This version is captioned, a non-captioned version can be seen here.
Dramatising this book for the stage wasn’t easy. We adopted numerous strategies one of which was occasionally to have each of the four actors personify one of the four humours – in a non-naff way.
Traces of that approach can be found in this episode, where we learn how melancholy manifests itself in the behaviour of individuals whose conditions are brought on by an imbalance in each of the four humours. This leads to a petty squabble over whose humour is ‘coolest’, or associated with the most notable figures from history.

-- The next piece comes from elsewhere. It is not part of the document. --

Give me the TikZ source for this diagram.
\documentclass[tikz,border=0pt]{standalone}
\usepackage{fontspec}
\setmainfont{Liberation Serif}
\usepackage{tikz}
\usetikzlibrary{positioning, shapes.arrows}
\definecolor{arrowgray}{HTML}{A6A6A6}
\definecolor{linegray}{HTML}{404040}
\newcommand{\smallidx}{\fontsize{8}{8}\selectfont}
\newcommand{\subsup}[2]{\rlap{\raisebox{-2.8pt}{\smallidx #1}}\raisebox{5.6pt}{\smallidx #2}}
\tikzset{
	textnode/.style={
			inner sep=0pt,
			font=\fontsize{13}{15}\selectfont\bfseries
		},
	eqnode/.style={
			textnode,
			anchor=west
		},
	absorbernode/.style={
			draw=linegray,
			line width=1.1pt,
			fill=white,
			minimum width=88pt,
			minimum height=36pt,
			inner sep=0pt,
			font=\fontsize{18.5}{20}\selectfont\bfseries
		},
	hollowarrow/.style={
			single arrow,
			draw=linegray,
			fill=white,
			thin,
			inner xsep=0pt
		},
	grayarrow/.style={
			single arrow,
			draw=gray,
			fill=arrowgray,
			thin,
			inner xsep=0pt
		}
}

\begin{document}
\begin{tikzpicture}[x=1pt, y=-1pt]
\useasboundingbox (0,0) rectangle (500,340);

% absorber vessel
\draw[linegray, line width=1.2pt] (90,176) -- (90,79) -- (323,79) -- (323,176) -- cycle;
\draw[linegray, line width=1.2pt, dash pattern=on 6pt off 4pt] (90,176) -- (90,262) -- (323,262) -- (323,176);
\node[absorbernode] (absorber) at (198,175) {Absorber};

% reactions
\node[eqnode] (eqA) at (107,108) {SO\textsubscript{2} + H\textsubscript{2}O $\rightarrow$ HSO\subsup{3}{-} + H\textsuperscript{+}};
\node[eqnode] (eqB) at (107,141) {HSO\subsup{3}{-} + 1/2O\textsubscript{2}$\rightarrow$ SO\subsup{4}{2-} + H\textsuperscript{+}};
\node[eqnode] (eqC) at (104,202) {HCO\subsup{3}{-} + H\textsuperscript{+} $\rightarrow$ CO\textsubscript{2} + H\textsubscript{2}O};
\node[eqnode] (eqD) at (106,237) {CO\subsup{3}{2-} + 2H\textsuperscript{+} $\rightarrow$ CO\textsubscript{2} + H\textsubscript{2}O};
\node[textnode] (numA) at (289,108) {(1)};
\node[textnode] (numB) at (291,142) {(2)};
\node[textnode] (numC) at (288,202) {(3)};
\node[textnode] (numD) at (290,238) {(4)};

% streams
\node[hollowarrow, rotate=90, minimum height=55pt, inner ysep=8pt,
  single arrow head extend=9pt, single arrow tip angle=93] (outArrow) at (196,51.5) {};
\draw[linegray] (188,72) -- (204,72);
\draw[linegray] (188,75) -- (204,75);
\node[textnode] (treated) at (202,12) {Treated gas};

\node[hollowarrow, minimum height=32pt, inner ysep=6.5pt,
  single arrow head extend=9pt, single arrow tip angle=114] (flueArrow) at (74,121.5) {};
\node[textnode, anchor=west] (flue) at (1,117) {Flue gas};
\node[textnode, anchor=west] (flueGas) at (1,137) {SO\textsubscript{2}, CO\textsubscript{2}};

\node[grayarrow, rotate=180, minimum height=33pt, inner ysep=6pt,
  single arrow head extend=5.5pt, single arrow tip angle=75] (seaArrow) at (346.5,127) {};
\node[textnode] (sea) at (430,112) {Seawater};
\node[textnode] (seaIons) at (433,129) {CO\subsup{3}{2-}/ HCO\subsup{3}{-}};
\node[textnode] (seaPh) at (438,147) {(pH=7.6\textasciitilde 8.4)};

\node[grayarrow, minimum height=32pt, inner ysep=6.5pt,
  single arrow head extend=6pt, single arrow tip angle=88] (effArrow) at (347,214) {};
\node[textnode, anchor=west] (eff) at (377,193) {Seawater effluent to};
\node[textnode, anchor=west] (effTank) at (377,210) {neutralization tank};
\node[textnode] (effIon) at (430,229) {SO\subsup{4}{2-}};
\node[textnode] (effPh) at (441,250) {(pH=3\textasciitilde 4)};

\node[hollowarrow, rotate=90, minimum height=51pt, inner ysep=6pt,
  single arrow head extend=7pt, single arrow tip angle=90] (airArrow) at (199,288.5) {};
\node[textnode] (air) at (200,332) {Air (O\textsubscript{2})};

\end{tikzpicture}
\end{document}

Later we see enacted the peculiar tale of ‘an advocate of Paris’. Burton relates this far fetched story as evidence for the effects of ‘melancholy itself adust’ and yet immediately afterwards notes that it is fraom a play. For us this appears to be a clash between ‘truth’ and ‘fiction’ but Mary Ann Lund, from the University of Leicester, reassures us that this division wasn’t so sharp in Burton’s days. Medics would write books describing cases they’d treated alongside those they’d heard tell of. Such notes from famous medics were often published and Burton quotes from them liberally. Such tales may not have entirely met the standards of our British Medical Journal.

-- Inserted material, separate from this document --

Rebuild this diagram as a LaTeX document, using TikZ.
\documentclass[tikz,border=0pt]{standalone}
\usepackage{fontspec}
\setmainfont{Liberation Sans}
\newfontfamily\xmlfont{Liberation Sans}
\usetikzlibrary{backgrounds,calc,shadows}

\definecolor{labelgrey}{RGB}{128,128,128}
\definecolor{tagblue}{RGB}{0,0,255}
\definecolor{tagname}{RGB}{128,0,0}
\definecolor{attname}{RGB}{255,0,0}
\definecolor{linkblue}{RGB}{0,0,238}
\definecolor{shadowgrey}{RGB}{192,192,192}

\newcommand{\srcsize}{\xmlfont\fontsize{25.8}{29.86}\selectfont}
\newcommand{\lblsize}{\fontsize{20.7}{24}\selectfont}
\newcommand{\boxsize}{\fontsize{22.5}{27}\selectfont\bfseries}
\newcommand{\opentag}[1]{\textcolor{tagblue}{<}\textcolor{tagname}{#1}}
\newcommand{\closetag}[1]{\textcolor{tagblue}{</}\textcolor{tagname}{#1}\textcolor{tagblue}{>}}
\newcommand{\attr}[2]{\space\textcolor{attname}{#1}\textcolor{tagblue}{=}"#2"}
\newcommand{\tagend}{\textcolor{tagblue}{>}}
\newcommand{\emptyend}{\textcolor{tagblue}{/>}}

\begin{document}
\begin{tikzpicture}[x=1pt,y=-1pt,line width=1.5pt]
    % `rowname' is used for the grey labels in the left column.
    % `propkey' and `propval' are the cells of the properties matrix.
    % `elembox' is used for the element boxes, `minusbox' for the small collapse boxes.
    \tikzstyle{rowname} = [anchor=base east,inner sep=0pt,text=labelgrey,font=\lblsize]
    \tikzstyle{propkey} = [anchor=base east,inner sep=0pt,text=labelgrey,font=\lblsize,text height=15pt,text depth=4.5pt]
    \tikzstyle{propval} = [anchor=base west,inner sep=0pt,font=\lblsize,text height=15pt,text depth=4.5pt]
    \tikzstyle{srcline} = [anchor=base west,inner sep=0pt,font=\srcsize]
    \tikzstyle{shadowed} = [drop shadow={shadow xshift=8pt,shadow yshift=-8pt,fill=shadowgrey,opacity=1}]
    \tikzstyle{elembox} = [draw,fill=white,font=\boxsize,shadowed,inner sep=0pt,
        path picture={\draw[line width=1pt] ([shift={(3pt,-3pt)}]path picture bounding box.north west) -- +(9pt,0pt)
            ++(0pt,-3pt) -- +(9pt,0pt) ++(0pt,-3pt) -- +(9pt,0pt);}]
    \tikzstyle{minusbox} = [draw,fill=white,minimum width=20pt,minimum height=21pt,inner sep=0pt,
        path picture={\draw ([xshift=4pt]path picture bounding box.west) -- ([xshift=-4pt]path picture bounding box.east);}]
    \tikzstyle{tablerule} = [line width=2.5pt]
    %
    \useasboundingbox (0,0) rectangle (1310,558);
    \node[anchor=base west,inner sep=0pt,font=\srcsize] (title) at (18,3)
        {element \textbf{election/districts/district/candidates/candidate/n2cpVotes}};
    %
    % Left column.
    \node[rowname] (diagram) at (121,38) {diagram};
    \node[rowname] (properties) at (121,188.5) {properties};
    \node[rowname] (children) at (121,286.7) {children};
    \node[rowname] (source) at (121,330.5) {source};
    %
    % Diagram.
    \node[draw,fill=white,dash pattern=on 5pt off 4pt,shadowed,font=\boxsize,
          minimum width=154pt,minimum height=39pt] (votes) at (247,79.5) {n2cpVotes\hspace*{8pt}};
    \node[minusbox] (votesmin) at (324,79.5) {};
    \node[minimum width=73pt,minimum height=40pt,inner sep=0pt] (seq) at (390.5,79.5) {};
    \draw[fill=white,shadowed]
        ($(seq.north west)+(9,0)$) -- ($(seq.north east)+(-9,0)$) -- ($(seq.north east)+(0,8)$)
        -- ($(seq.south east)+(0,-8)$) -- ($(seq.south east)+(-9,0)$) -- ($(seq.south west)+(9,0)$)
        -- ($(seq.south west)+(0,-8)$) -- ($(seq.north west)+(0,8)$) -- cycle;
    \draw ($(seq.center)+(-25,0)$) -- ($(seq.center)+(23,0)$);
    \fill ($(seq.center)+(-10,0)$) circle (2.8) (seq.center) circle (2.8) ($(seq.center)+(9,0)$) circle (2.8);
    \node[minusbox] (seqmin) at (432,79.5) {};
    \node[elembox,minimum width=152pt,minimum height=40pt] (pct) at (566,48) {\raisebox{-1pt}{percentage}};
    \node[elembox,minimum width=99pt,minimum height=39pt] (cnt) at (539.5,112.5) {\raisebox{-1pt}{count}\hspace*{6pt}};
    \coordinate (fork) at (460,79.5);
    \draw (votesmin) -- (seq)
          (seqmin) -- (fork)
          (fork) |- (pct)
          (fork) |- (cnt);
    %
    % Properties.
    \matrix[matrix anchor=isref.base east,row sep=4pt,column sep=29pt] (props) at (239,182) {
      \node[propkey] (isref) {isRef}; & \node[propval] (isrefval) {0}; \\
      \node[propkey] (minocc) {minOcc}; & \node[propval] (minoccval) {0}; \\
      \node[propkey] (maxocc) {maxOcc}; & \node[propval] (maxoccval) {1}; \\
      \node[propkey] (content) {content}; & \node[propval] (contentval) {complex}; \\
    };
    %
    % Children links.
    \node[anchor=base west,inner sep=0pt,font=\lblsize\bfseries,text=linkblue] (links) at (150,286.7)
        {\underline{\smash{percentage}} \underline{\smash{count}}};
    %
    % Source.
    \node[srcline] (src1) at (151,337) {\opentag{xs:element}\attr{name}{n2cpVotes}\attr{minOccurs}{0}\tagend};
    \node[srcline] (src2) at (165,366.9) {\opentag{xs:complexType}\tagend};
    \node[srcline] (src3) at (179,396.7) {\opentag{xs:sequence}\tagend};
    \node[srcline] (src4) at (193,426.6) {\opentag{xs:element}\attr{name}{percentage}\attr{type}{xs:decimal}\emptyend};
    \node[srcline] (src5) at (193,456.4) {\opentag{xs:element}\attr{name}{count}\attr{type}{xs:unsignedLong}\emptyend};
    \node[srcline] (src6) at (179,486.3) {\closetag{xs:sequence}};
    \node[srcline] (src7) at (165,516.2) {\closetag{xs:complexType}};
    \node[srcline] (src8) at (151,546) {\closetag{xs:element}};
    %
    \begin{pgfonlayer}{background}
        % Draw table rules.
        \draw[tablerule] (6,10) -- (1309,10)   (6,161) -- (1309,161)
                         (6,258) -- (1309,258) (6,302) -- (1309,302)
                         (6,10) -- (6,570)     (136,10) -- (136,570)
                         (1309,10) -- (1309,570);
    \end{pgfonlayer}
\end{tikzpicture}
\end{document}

Love Melancholy fills much of the book’s third partition (which we don’t take on in this series, but did in our play). Lots of ‘evidence’ Burton uses in his study of Love Melancholy is drawn from works of fiction but again Mary Ann defends him, if as Burton believes melancholy is in part a disease of the imaginatio,n why shouldn’t it be studied using imaginative sources?
There is a certain sense to line of argument I suppose, authors reflect on the human experience of love and use that as the basis for writing their fiction, thus lived ‘truth’ and ‘written’ fiction are comingled. However, this approach does bring to mind Freud referencing classical mythology alongside his own case studies and I’ve long thought this works to be absolute hokum.